God only knows what the impact of having a ton of data around the world corrupted is. Probably no more than a tiny fraction of the problems related to corruption will ever actually be attributed to the CPUs themselves.
And I don’t know how many systems out there may not be fully-tracked – so they don’t get updates to avoid the problem – and have the CPUs built into them. Industrial automation hardware? Ship navigation systems? Who knows? All kinds of things that might fail in absolutely spectacular ways if they work for a period of time, then down the road, eventually start corrupting data more and more severely.
I mean, Intel might, at best, provide a cash refund for a dead CPU. But they aren’t gonna cover losses from secondary problems, and there’s no realistic way that most businesses and people who bought these could prove them, anyway.
Buying the last CPU they made before this clusterfuck occurred is maybe one of the best things you could have done and still be indirectly affected, as you got a reasonably fast system that wasn’t directly affected – if I’d known about this in advance, rather then Intel not saying anything, I’d have purchased a 12th gen CPU happily rather than another $1k in useless hardware and spent a ton of time to try to resolve my problems. You’ll have the option to, at upgrade time, go AMD or 15th gen Intel and LGA 1851, if you want to hope that Intel’s 15th gen is more solid than their previous two. Just means a new motherboard and, if you’re using DDR4 memory, you’ll need to toss that and buy DDR5.
I would have gone AMD in the first place if this happened at the time of my purchase.
Oh well. Upgrade time is going to be a long way away. My last gaming PC served me well for almost 10 years before I did an in socket upgrade.
I would have gone AMD in the first place if this happened at the time of my purchase.
Well, you’ve got better judgement than me. l’d been running just Intel for ~25 years and was comfortable with them, and even when ordering the replacement, still wasn’t absolutely certain that the CPU was at fault until the replacement (temporarily, for a few months) resolved all the problems.
Moving forward, I expect I’ll use AMD unless they manage to do something like this.
My last gaming PC served me well for almost 10 years before I did an in socket upgrade.
Yeah, not a lot of annual single-threaded performance improvements since the early 2000s. Can very easily use older CPUs just fine for a long time these days, depending upon workload.
Anyone who knows of this and buys 15th gen over AMD is a fool imo. The risk is just so high and AMD has become so solid in the last decade.
And people laughed at me for sticking with my MOS 6502. Who’s laughing now?
“Pure, passive cooling. No fans or moving parts. Will be working a century from now.”

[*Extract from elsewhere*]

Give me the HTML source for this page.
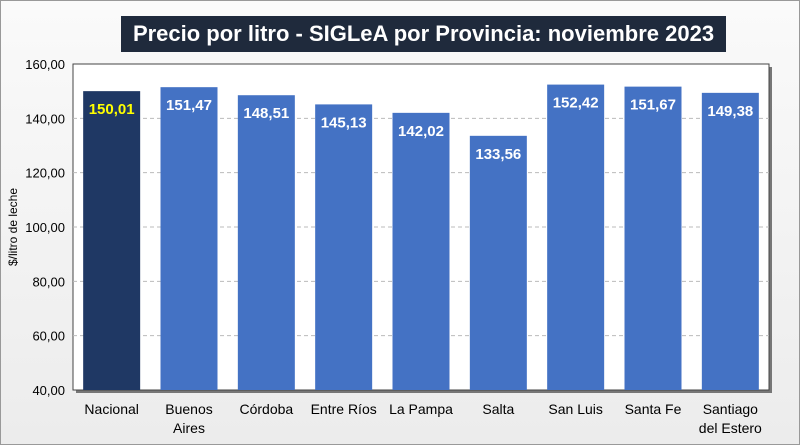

I thought I read that Intel said this was from messing with voltages? I have had plenty of these processors in the last couple of years and never experienced crashes, but I don’t overclock
That was one initial theory, but it’s known to not be the cause. An earlier video that Steve Burke and Wendell from A1techs did had Wendell examine several hundred CPUs that were running in servers on non-Z790 motherboards (another source of potential problems that was initially blamed) at conservative settings, known and logged temperature for the lifetime of the server (so not temperature). He still saw about a 50% failure rate.
I also personally destroyed one of my CPUs with motherboard default settings, and the other with Intel’s recommended settings (less aggressive than the motherboard defaults), so I can personally attest to this not just being people running with crazy voltages or something.
There may also be other issues that people have caused by doing something else, but the elephant in the room has been narrowed down to processors destroying themselves while running well within spec.